Todos los propuestos para ocupar un escaño en el Parlamento han realizado múltiples encuentros con el pueblo, lo mismo en los más intrincados lugares que en escuelas, fábricas, granjas agrícolas, centros científicos, barrios en renovación, entre otros espacios. Y no fueron allí en busca del voto ni a hacer promesas. Fueron a dialogar con el pueblo para juntos –juntos, repito– reformular conceptos, corregir planes, actualizar proyectos. Fueron a las bases de lo que constituye el sostén del país.

Y no pocas veces, el Presidente, el Primer Ministro y otros altos dirigentes del Partido y del Gobierno hablaron de sistematizar estos encuentros, sin que tengan que ver con un proceso electoral determinado. Es la forma de gobernar todos los días y gobernar con el pueblo, han enfatizado.

Es dar continuidad al sistema de dirección de Fidel, siempre presente, hablando, oyendo, convenciendo con su ejemplo, venciendo peligros y adversidades. 

Es lógico, entonces, que muchos en el exterior no entiendan nuestro sistema electoral, y que algunos tarifados aquí mostraran indignación y frustración al conocer los resultados.

En Estados Unidos, por ejemplo, existe un bipartidismo maquillado, pura escenografía de un modelo agotado, en el cual republicanos y demócratas, además de gastar una millonada de dólares en sus campañas, se saben únicos con el poder de llevar las riendas del país.

No resulta casual que la revista The Economist calificara las elecciones presidenciales en Estados Unidos, en un editorial publicado en diciembre de 2015, como «el mayor espectáculo sobre la tierra».

Tampoco sorprende que, en las últimas presidenciales, Donald Trump (republicano) y Joe Biden (¿demócrata?) disputaron unas elecciones con un costo récord de casi 11 000 millones de dólares, las más caras de la historia del país.
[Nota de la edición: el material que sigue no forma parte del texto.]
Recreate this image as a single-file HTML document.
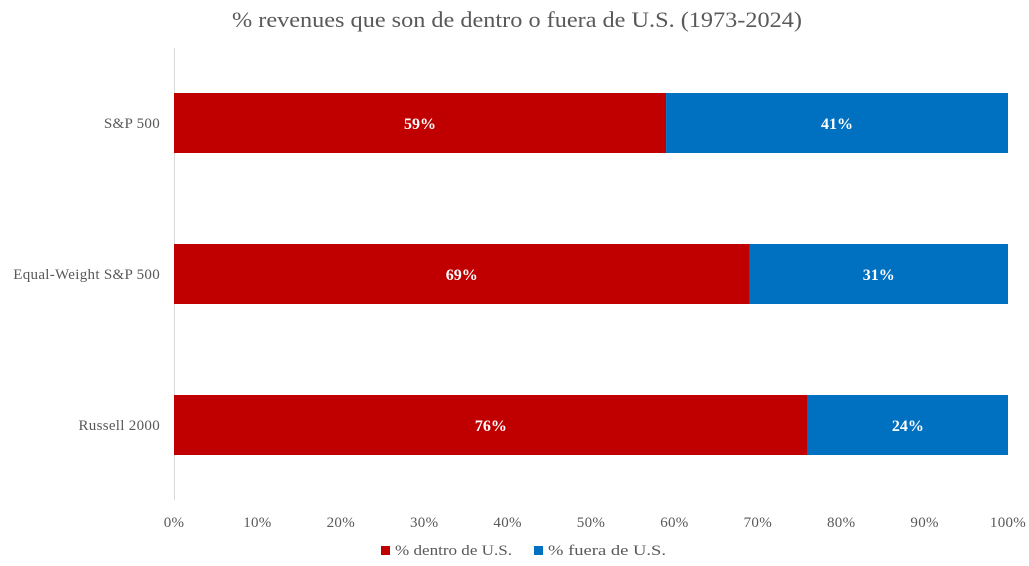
<!DOCTYPE html>
<html><head><meta charset="utf-8"><style>
body{margin:0;background:#fff;width:1029px;height:561px;overflow:hidden;font-family:"Liberation Serif",serif;}
</style></head><body>
<svg width="1029" height="561" xmlns="http://www.w3.org/2000/svg">
<text x="517" y="27" text-anchor="middle" font-size="22" fill="#595959" textLength="570" lengthAdjust="spacingAndGlyphs">% revenues que son de dentro o fuera de U.S. (1973-2024)</text>
<line x1="174.5" y1="48" x2="174.5" y2="500" stroke="#d9d9d9"/>
<g id="bars"></g>
<g id="xticks"></g>
<g>
<rect x="381" y="546" width="9" height="9" fill="#C00000"/>
<text x="395" y="555" font-size="15" fill="#595959" textLength="117" lengthAdjust="spacingAndGlyphs">% dentro de U.S.</text>
<rect x="534" y="546" width="9" height="9" fill="#0070C0"/>
<text x="548" y="555" font-size="15" fill="#595959" textLength="118" lengthAdjust="spacingAndGlyphs">% fuera de U.S.</text>
</g>
</svg>
<script>
const categories=["S&P 500","Equal-Weight S&P 500","Russell 2000"];
const dentro=[59,69,76];
const fuera=[41,31,24];
const ticks=[0,10,20,30,40,50,60,70,80,90,100];
const NS="http://www.w3.org/2000/svg";
const x0=174,x1=1008;
const xs=v=>x0+(x1-x0)*v/100;
const barH=60;
const bars=document.getElementById('bars');
function mk(tag,attrs,parent){const e=document.createElementNS(NS,tag);for(const k in attrs)e.setAttribute(k,attrs[k]);parent.appendChild(e);return e;}
categories.forEach((c,i)=>{
 const cy=123+151*i;
 const r1=mk('rect',{x:xs(0),y:cy-barH/2,width:xs(dentro[i])-xs(0),height:barH,fill:'#C00000'},bars);
 
 
 const r2=mk('rect',{x:xs(dentro[i]),y:cy-barH/2,width:xs(dentro[i]+fuera[i])-xs(dentro[i]),height:barH,fill:'#0070C0'},bars);
 
 
 const t1=mk('text',{x:(xs(0)+xs(dentro[i]))/2,y:cy+6,'text-anchor':'middle','font-size':16,'font-weight':'bold',fill:'#fff'},bars);
 t1.textContent=dentro[i]+'%';
 
 
 const t2=mk('text',{x:(xs(dentro[i])+xs(dentro[i]+fuera[i]))/2,y:cy+6,'text-anchor':'middle','font-size':16,'font-weight':'bold',fill:'#fff'},bars);
 t2.textContent=fuera[i]+'%';
 
 
 const cl=mk('text',{x:160,y:cy+5,'text-anchor':'end','font-size':15,fill:'#595959','letter-spacing':'0.3'},bars);
 cl.textContent=c;
 
 
});
const xt=document.getElementById('xticks');
ticks.forEach(t=>{
 const e=mk('text',{x:xs(t),y:527,'text-anchor':'middle','font-size':15,fill:'#595959','letter-spacing':'0.3'},xt);
 e.textContent=t+'%';
 
 
});
</script>
</body></html>
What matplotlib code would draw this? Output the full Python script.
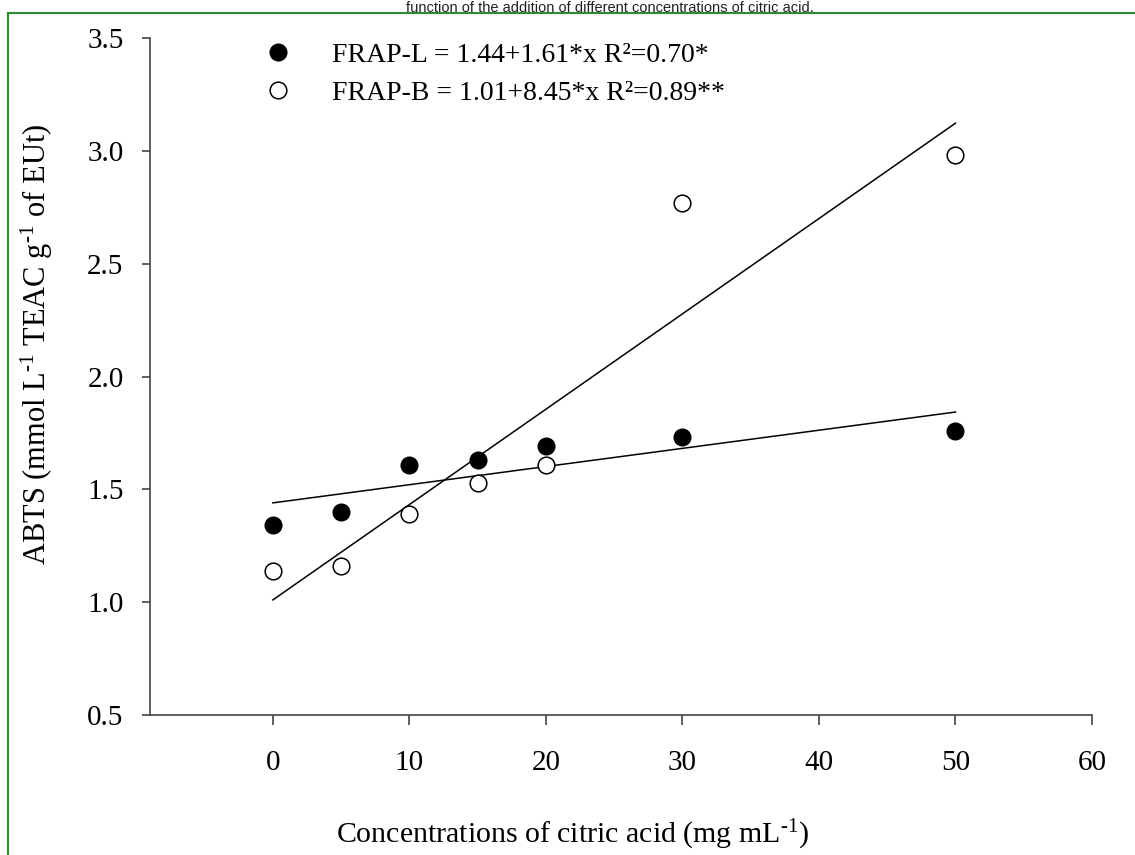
import numpy as np
import matplotlib.pyplot as plt
from matplotlib.lines import Line2D

plt.rcParams['font.family'] = ['Liberation Serif', 'DejaVu Serif']
plt.rcParams['mathtext.fontset'] = 'custom'
plt.rcParams['mathtext.rm'] = 'Liberation Serif'
plt.rcParams['mathtext.it'] = 'Liberation Serif:italic'

# data
conc = [0, 5, 10, 15, 20, 30, 50]
frap_l = [1.34, 1.40, 1.61, 1.63, 1.69, 1.73, 1.76]
frap_b = [1.14, 1.16, 1.39, 1.53, 1.61, 2.77, 2.98]

# fitted lines (coefficients as printed, x scaled by 1/200)
fit_l = (1.44, 1.61)
fit_b = (1.01, 8.45)
fit_x = np.array([0, 50])

label_l = 'FRAP-L = 1.44+1.61*x R²=0.70*'
label_b = 'FRAP-B = 1.01+8.45*x R²=0.89**'

W, H = 1135, 855
fig = plt.figure(figsize=(W / 100, H / 100), dpi=100)
ax = fig.add_axes([150 / W, 1 - 715 / H, 942 / W, 677 / H])

hl, = ax.plot(conc, frap_l, 'o', color='black', markersize=12, zorder=3)
hb, = ax.plot(conc, frap_b, 'o', markerfacecolor='white', markeredgecolor='black',
              markeredgewidth=1.1, markersize=12, zorder=3)
ax.plot(fit_x, fit_l[0] + fit_l[1] / 200 * fit_x, color='black', lw=1.1)
ax.plot(fit_x, fit_b[0] + fit_b[1] / 200 * fit_x, color='black', lw=1.1)

ax.set_xlim(-9, 60)
ax.set_ylim(0.5, 3.5)
ax.set_xticks([0, 10, 20, 30, 40, 50, 60])
ax.set_yticks([0.5, 1.0, 1.5, 2.0, 2.5, 3.0, 3.5])
ax.yaxis.set_major_formatter(plt.FormatStrFormatter('%.1f'))

for s in ['top', 'right']:
    ax.spines[s].set_visible(False)
for s in ['left', 'bottom']:
    ax.spines[s].set_color('#444444')
    ax.spines[s].set_linewidth(1.2)
ax.tick_params(axis='x', direction='out', length=7, width=1.2, color='#444444',
               labelsize=21, pad=18)
ax.tick_params(axis='y', direction='out', length=6, width=1.2, color='#444444',
               labelsize=21, pad=13)

ax.set_xlabel(r'Concentrations of citric acid (mg mL$^{\text{-1}}$)', fontsize=21.5)
ax.xaxis.label.set_va('center')
ax.xaxis.set_label_coords(0.448, -0.177)
ax.set_ylabel(r'ABTS (mmol L$^{\text{-1}}$ TEAC g$^{\text{-1}}$ of EUt)', fontsize=22)
ax.yaxis.set_label_coords(-0.101, 0.547)

ax.legend([hl, hb], [label_l, label_b], loc='upper left',
          bbox_to_anchor=(0.121, 0.993), frameon=False, fontsize=20,
          handlelength=1.0, handletextpad=1.45, labelspacing=0.45,
          borderpad=0, borderaxespad=0)

# caption of the source page and its green frame
fig.text(610 / W, 1 - 1 / H, 'function of the addition of different concentrations of citric acid.',
         family='Liberation Sans', fontsize=10.5, color='#222222', ha='center', va='top')
fig.add_artist(Line2D([8 / W, 1], [1 - 13 / H, 1 - 13 / H], color='#2e8b2e', lw=1.5))
fig.add_artist(Line2D([8 / W, 8 / W], [0, 1 - 13 / H], color='#2e8b2e', lw=1.5))

fig.savefig('out.png', dpi=100)
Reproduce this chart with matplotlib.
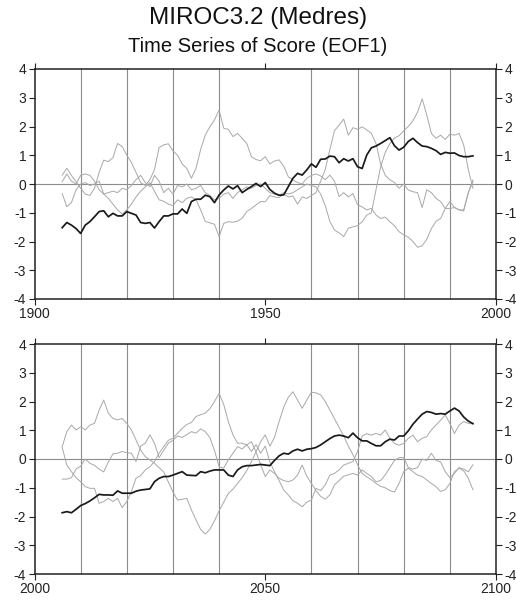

Y, sin embargo –a pesar de los miles de millones– cuando Trump se vio perdido motivó el asalto del Capitolio como fórmula «democrática» de tratar de mantenerse en el poder.

Y también es muy significativo que Biden, el ganador por estrecho margen, no haya derogado ni una sola de las medidas añadidas por Trump al bloqueo contra Cuba, lo que constituyó una de sus promesas electorales.

Además de la ignorancia que los corroe, los funcionarios estadounidenses que cuestionan el proceso electoral cubano no aceptan que la gran mayoría haya acudido a las urnas, y que todos los propuestos a ocupar un escaño en el Parlamento fueran elegidos con el voto directo y secreto, en una cita en la que no hubo tiros ni soldados custodiando las urnas, y en su lugar un ambiente de tranquilidad y seguridad ciudadanas, con miles de pioneros que, parados a cada lado de las urnas, decían «votó».

Y a la hora del cierre, los vecinos acudieron a presenciar el conteo de votos, la suma de los marcados por el voto unido, el selectivo, o el que dejó la boleta en blanco o repugnantemente escribió algún improperio, generalmente en lenguaje de mal gusto.

Los que votaron en Cuba (75,87 %) superamos por mucho las cifras que se conocen en el propio Estados Unidos y otras naciones europeas, donde los que acuden a las urnas ni llegan al 60 %.

Nuestro modelo no es para exportarlo, pero sí para defenderlo.